The Mt Gibraltar pluton is a small (~2200 m by ~800 m), syenitic laccolith that was emplaced within the Sydney Basin during the Early Jurassic (~182 Ma) as a direct result of the break-up of Gondwana.

The Mt Gibraltar magma intruded into the base of the Hawkesbury Sandstone causing the overlying Triassic strata to arch upwards. Eventually, continued magma influx caused these strata to undergo brittle fracture, resulting in a near-vertical fault on Mt Gibraltar’s eastern side directly above the pluton feeder channel. Zirconium concentrations indicate this magma was between 865-905ºC at the time of emplacement and estimates of cover thickness suggest a pressure of ~40 MPa. The Mt Gibraltar melt did not breach the surface, but became trapped within the sedimentary layers and formed a relatively uniform, fine-grained microsyenite composed of anorthoclase and albite feldspar, augite-aegirineaugite-aegirine, and rare arfvedsonite. Although initially volatile undersaturated, the Mt Gibraltar melt attained saturation through fractional crystallization, creating a separate volatile fluid phase that crystallized as pegmatites along contraction fractures after the microsyenite was solidified.

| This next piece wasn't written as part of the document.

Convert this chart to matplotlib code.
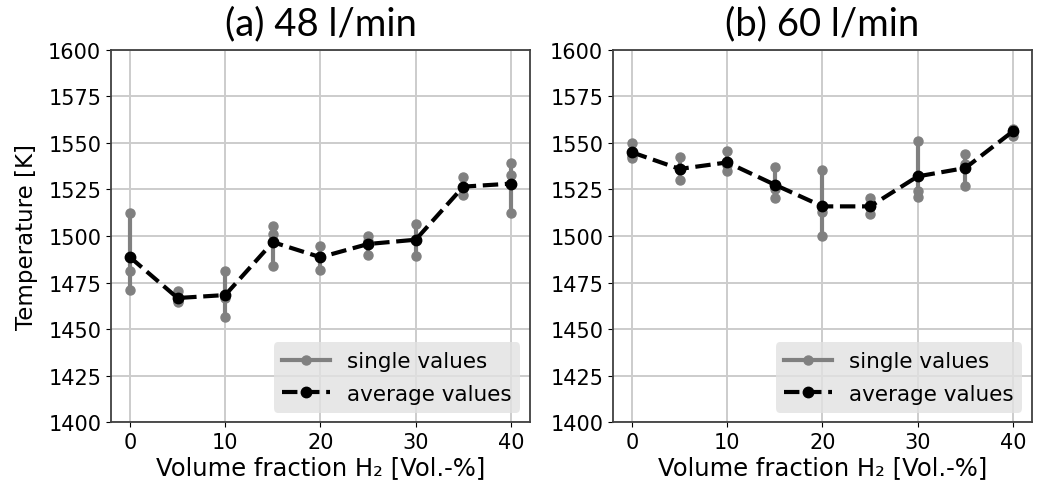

Three separate fluid phases can be attributed to pegmatite development at Mt Gibraltar. The first of these produced the primary mineralization of anorthoclase, augite-aegirineaugite-aegirine, zircon, and arfvedsonite-riebeckite. The second caused the alteration of primary minerals, and deposited chalcedony, quartz, stilpnomelane, fluorite, and calcite within interspaces and cavities that remained after the primary mineralization. Finally, the last fluid phase moved within, and around pegmatite veins depositing secondary calcite within pegmatite cavities and wallrock vesicles, and hydrothermally replacing pyroxene within the wallrock with iron oxides. Stable isotopic values (d18O and d13C) for calcite from Mt Gibraltar indicate that the first two phases of fluid movement were entirely magmatic, but the last was influenced by the introduction of external waters (likely to have a meteoric, connate, or groundwater source). These isotopic data suggest that the fluid temperature during the last two phases were between 195-207ºC and 118-128ºC respectively.